MAGAZINE / NOVEMBRE 2022
JERRY LEE LEWIS EN ENFER !
Aussi indispensable que peut être le Hitchcock/Truffaut (1966) dans la bibliothèque d’un cinéphile respectable, il faut posséder et relire à l’envi le Hellfire (1982) de Nick Tosches, incroyable biographie de Jerry Lee Lewis en forme d’élégie mystique. Greil Marcus le considère encore comme « le plus beau livre jamais écrit sur un interprète de rock’n’roll ». Plus qu’un livre, un classique de la littérature américaine, à l’image du destin romanesque d’un petit gars de Louisiane, né pour faire du piano un instrument diabolique et changer à jamais le visage de la musique. « J’entraîne le public en enfer avec moi » se plaisait à déclarer l’homme qui jouait du piano debout et qui, à l’occasion, n’hésitait pas y mettre le feu, sans s’arrêter de hurler ses titres les plus fameux : High School Confidential, Whole Lotta Shakin’ Goin’ On, Wild One ou Great Balls of Fire.
Great Balls of fire! est aussi le titre d’un film retraçant les débuts et les années de gloire de Jerry Lee Lewis. Réalisé en 1989 par Jim McBride (réalisateur oublié, auteur du remake américain d’À bout de souffle, avec Richard Gere), ce biopic sans génie reste une curiosité, agglomérat de comédie musicale, d’eau de rose et de sitcom. Outrancier, à la limite du ridicule, Dennis Quaid semble plus proche d’une mauvaise imitation de Louis de Funès que de la fureur sulfureuse du véritable Jerry Lee Lewis, qui est tout de même crédité au générique final comme Production Advisor. Le musicien a même réenregistré ses plus grands tubes pour l’occasion (« Performed by the Killer himself »).

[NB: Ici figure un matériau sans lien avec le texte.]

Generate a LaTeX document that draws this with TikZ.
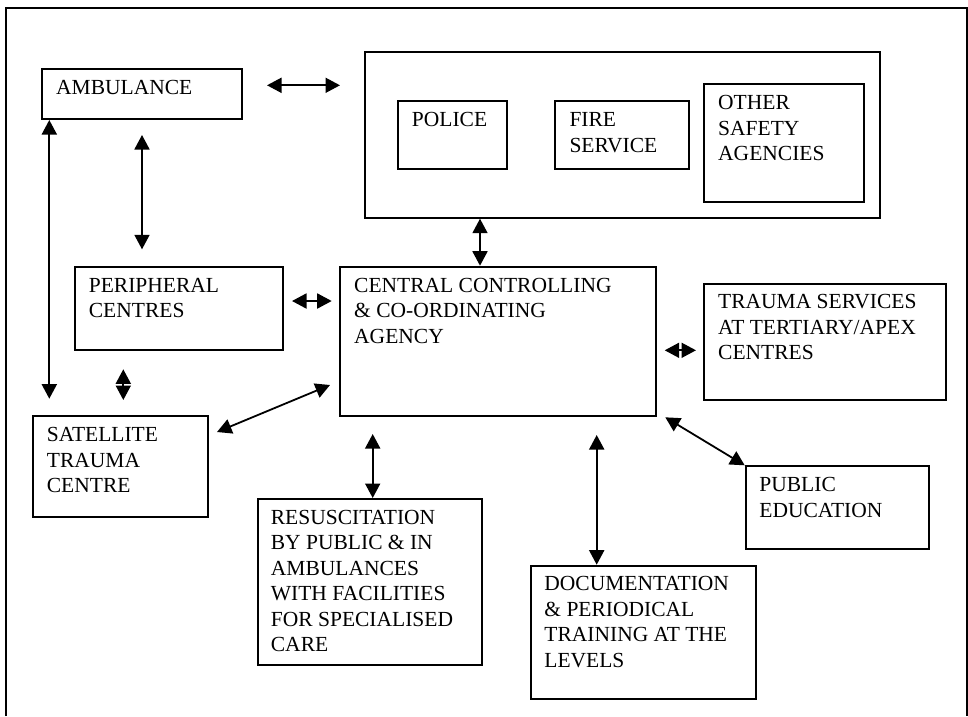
\documentclass[tikz,border=0pt]{standalone}
\usepackage{fontspec}
\setmainfont{Liberation Serif}
\usetikzlibrary{arrows.meta}

\begin{document}
\begin{tikzpicture}[
    x=1pt, y=-1pt,
    box/.style={draw, line width=2pt, rectangle, inner sep=0pt, anchor=north west},
    lbl/.style={anchor=north west, inner sep=0pt, align=left,
                font=\fontsize{21.5}{25.5}\selectfont},
    arr/.style={line width=1.8pt, {Triangle[length=14.5pt,width=15pt]}-{Triangle[length=14.5pt,width=15pt]}},
    frame/.style={line width=2pt}
  ]
  \useasboundingbox (0,0) rectangle (968,716);

  % open frame round the chart
  \draw[frame] (6,716) -- (6,8) -- (967,8) -- (967,716);

  % boxes
  \node[box, minimum width=515pt,   minimum height=166pt]   (big) at (364,50.7)   {};
  \node[box, minimum width=109.3pt, minimum height=67.7pt]  (pol) at (396.7,100)  {};
  \node[box, minimum width=134pt,   minimum height=67.7pt]  (fir) at (554.3,100)  {};
  \node[box, minimum width=159.7pt, minimum height=117.7pt] (oth) at (703,83)     {};
  \node[box, minimum width=200pt,   minimum height=50pt]    (amb) at (41,68)      {};
  \node[box, minimum width=208.6pt, minimum height=83.6pt]  (per) at (73.7,265.7) {};
  \node[box, minimum width=316pt,   minimum height=149.6pt] (cen) at (339,265.7)  {};
  \node[box, minimum width=242.3pt, minimum height=115.7pt] (tra) at (703,283.3)  {};
  \node[box, minimum width=175.6pt, minimum height=100.4pt] (sat) at (31.7,415.3) {};
  \node[box, minimum width=224.3pt, minimum height=166pt]   (res) at (256.7,498)  {};
  \node[box, minimum width=225pt,   minimum height=133.3pt] (doc) at (529.7,564.7){};
  \node[box, minimum width=183.3pt, minimum height=82.7pt]  (pub) at (744.7,465.3){};

  % box texts, set at the upper left of each box
  \node[lbl] (pol-t) at ([shift={(15pt,-8.6pt)}]pol.north west) {\strut POLICE};
  \node[lbl] (fir-t) at ([shift={(15pt,-8.6pt)}]fir.north west) {\strut FIRE\\SERVICE};
  \node[lbl] (oth-t) at ([shift={(15pt,-8.6pt)}]oth.north west) {\strut OTHER\\SAFETY\\AGENCIES};
  \node[lbl] (amb-t) at ([shift={(15pt,-8.6pt)}]amb.north west) {\strut AMBULANCE};
  \node[lbl] (per-t) at ([shift={(15pt,-8.6pt)}]per.north west) {\strut PERIPHERAL\\CENTRES};
  \node[lbl] (cen-t) at ([shift={(15pt,-8.6pt)}]cen.north west) {\strut CENTRAL CONTROLLING\\\& CO-ORDINATING\\AGENCY};
  \node[lbl] (tra-t) at ([shift={(15pt,-7.6pt)}]tra.north west) {\strut TRAUMA SERVICES\\AT TERTIARY/APEX\\CENTRES};
  \node[lbl] (sat-t) at ([shift={(15pt,-8.2pt)}]sat.north west) {\strut SATELLITE\\TRAUMA\\CENTRE};
  \node[lbl] (res-t) at ([shift={(14pt,-8pt)}]res.north west) {\strut RESUSCITATION\\BY PUBLIC \& IN\\AMBULANCES\\WITH FACILITIES\\FOR SPECIALISED\\CARE};
  \node[lbl] (doc-t) at ([shift={(14.5pt,-8pt)}]doc.north west) {\strut DOCUMENTATION\\\& PERIODICAL\\TRAINING AT THE\\LEVELS};
  \node[lbl] (pub-t) at ([shift={(14.5pt,-8.2pt)}]pub.north west) {\strut PUBLIC\\EDUCATION};

  % connectors
  \coordinate (c1) at ([yshift=8.7pt]amb.east);
  \draw[arr, shorten <=24pt, shorten >=24pt] (c1) -- (c1 -| big.west);

  \draw[arr, shorten <=15pt, shorten >=16.4pt] (amb.south) -- (amb.south |- per.north);

  \coordinate (c3) at ([xshift=8.3pt]amb.south west);
  \draw[arr, shorten >=16.6pt] (c3) -- (c3 |- sat.north);

  \coordinate (c4) at ([xshift=49.6pt]per.south west);
  \draw[arr, shorten <=18pt, shorten >=15.3pt] (c4) -- (c4 |- sat.north);

  \coordinate (c5) at ([yshift=7.5pt]per.east);
  \draw[arr, shorten <=7.7pt, shorten >=7.3pt] (c5) -- (c5 -| cen.west);

  \coordinate (c6) at ([xshift=-142.5pt]big.south);
  \draw[arr] (c6) -- (c6 |- cen.north);

  \coordinate (c7) at ([yshift=-8.8pt]cen.east);
  \draw[arr, shorten <=7.7pt, shorten >=7pt] (c7) -- (c7 -| tra.west);

  \coordinate (c8a) at ([shift={(-9pt,32.3pt)}]cen.south west);
  \coordinate (c8b) at ([shift={(7.7pt,-16.7pt)}]sat.north east);
  \draw[arr] (c8a) -- (c8b);

  \coordinate (c9) at ([xshift=33.7pt]cen.south west);
  \draw[arr, shorten <=16.7pt] (c9) -- (c9 |- res.north);

  \coordinate (c10) at ([xshift=257.7pt]cen.south west);
  \draw[arr, shorten <=17.7pt] (c10) -- (c10 |- doc.north);

  \draw[arr] ([xshift=8.3pt]cen.south east) -- (pub.north west);
\end{tikzpicture}
\end{document}
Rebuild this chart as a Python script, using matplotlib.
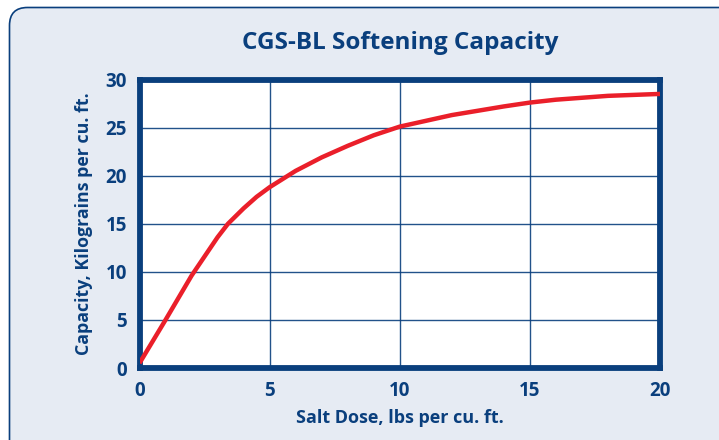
import matplotlib.pyplot as plt
from matplotlib.patches import FancyBboxPatch

# salt dose (lbs per cu. ft.) vs capacity (kilograins per cu. ft.)
salt_dose = [0, 1, 2, 3, 3.4, 4, 4.5, 5, 6, 7, 8, 9, 10, 12, 14, 15, 16, 18, 20]
capacity = [0.5, 5.0, 9.6, 13.6, 15.0, 16.6, 17.8, 18.8, 20.5, 21.9, 23.1,
            24.2, 25.1, 26.3, 27.2, 27.6, 27.9, 28.3, 28.5]
x_ticks = [0, 5, 10, 15, 20]
y_ticks = [0, 5, 10, 15, 20, 25, 30]

navy = "#0a3f7d"
red = "#ea1f2a"
panel = "#e6ebf3"

plt.rcParams["font.family"] = ["Open Sans", "DejaVu Sans"]

fig = plt.figure(figsize=(7.19, 4.40), dpi=100)
fig.patch.set_facecolor("white")

# rounded panel behind the chart
box = FancyBboxPatch((9.5 / 719, -0.1), 1.2, 1 - 7.5 / 440 + 0.1,
                     boxstyle="round,pad=0,rounding_size=0.025",
                     transform=fig.transFigure, facecolor=panel,
                     edgecolor=navy, linewidth=1.2, zorder=-5,
                     mutation_aspect=719 / 440)
fig.patches.append(box)

ax = fig.add_axes([139.5 / 719, 1 - 368 / 440, 520.5 / 719, 288.5 / 440])
ax.set_zorder(2)
ax.set_facecolor("white")
ax.plot(salt_dose, capacity, color=red, linewidth=3.2, solid_capstyle="butt",
        solid_joinstyle="round", zorder=3)

ax.set_xlim(0, 20)
ax.set_ylim(0, 30)
ax.set_xticks(x_ticks)
ax.set_yticks(y_ticks)
ax.grid(True, color=navy, linewidth=1.0, alpha=0.9)
ax.tick_params(length=0, labelsize=13.5, labelcolor=navy)
ax.tick_params(axis="y", pad=9)
ax.tick_params(axis="x", pad=9)
for lbl in ax.get_xticklabels() + ax.get_yticklabels():
    lbl.set_fontweight("bold")
for sp in ax.spines.values():
    sp.set_color(navy)
    sp.set_linewidth(4.2)

ax.set_xlabel("Salt Dose, lbs per cu. ft.", fontsize=13, fontweight="bold",
              color=navy, labelpad=6)
ax.set_ylabel("Capacity, Kilograins per cu. ft.", fontsize=12.8,
              fontweight="bold", color=navy, labelpad=9)
fig.text(400 / 719, 1 - 43 / 440, "CGS-BL Softening Capacity",
         fontsize=17.5, fontweight="bold", color=navy, ha="center", va="center",
         zorder=3)

fig.savefig("out.png", dpi=100, facecolor=fig.get_facecolor())
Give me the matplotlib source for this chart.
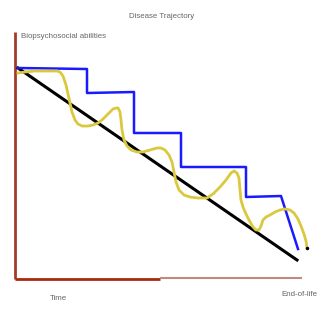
import matplotlib
matplotlib.use("Agg")
import matplotlib.pyplot as plt

# readings, in pixel units (y grows downward)
trend_x = [18, 297]
trend_y = [68, 260]

steps_x = [18, 87, 87, 134, 134, 181, 181, 246, 246, 281, 298]
steps_y = [68, 69, 93, 92, 133, 133, 167, 167, 197, 196, 249]

real_x = [18, 25, 35, 50, 57, 60, 63, 66, 68, 70, 72, 75, 78, 82, 88, 93, 98, 102,
          106, 110, 113, 116, 118, 120, 121, 122, 124, 127, 131, 137, 143, 150, 157,
          161, 165, 169, 172, 174, 176, 179, 184, 190, 198, 207, 213, 220, 226, 231,
          234, 237, 239, 240, 241, 243, 246, 249, 253, 256, 259, 261, 263, 266, 270,
          275, 280, 285, 290, 294, 298, 301, 304, 306, 307]
real_y = [73, 72, 71, 71, 71, 72, 76, 85, 94, 103, 112, 120, 124, 126, 126, 125, 123,
          120, 116, 112, 109, 108, 108, 112, 120, 130, 140, 146, 150, 152, 152, 150,
          148, 148, 150, 155, 162, 172, 182, 190, 195, 197, 198, 198, 194, 187, 180,
          173, 171, 173, 178, 190, 200, 207, 214, 220, 227, 230, 230, 226, 220, 217,
          215, 212, 210, 209, 210, 213, 219, 226, 234, 241, 248]

title = "Disease Trajectory"
ylabel = "Biopsychosocial abilities"
xlabel_left = "Time"
xlabel_right = "End-of-life"

fig = plt.figure(figsize=(3.2, 3.2), dpi=100)
ax = fig.add_axes([0, 0, 1, 1])
ax.set_xlim(0, 320)
ax.set_ylim(320, 0)
ax.axis("off")

# hand drawn axes
ax.plot([15, 15], [32, 279], color="#a33a2a", lw=2, solid_capstyle="butt")
ax.plot([15, 160], [279, 279], color="#a82a10", lw=2, solid_capstyle="butt")
ax.plot([160, 302], [278, 278], color="#c08a80", lw=1.5, solid_capstyle="butt")

ax.plot(trend_x, trend_y, color="black", lw=2.2)
ax.plot(steps_x, steps_y, color="#1a1aff", lw=1.8)
ax.plot(real_x, real_y, color="#dac83e", lw=2.0, solid_joinstyle="round")
ax.plot([307], [248], marker="o", ms=1.5, color="black")

font = ["Liberation Sans", "DejaVu Sans"]
ax.text(162, 16, title, ha="center", va="center", fontsize=5.7, color="#666666", family=font)
ax.text(21, 36, ylabel, ha="left", va="center", fontsize=5.7, color="#666666", family=font)
ax.text(58, 299, xlabel_left, ha="center", va="center", fontsize=5.7, color="#666666", family=font)
ax.text(299, 295, xlabel_right, ha="center", va="center", fontsize=5.7, color="#666666", family=font)

fig.savefig("out.png", dpi=100)
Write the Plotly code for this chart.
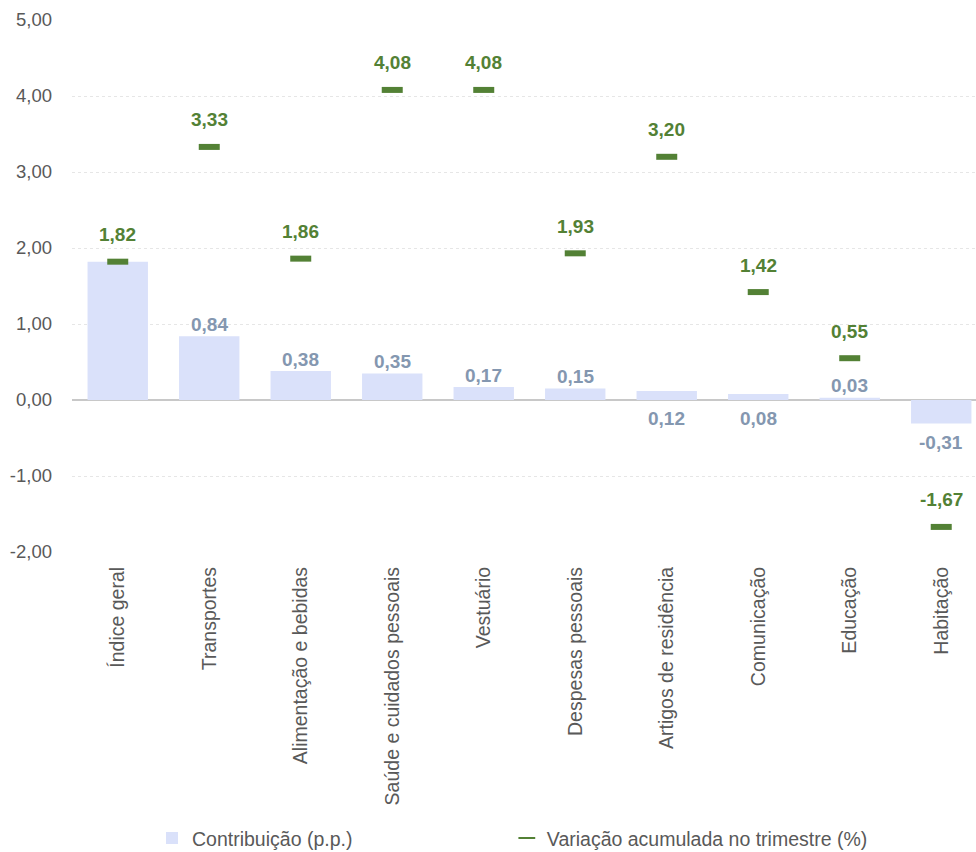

Aujourd’hui, le film ressemble davantage à un pastiche qu’à une véritable hagiographie. Sommet de kitsch, de mauvais goût (les décors sont hideux) et d’écriture à la truelle, Great Balls of fire! est peut-être une œuvre incomprise ou maudite, à l’image du rockeur, qui enflamme désormais son piano en enfer pour l’éternité.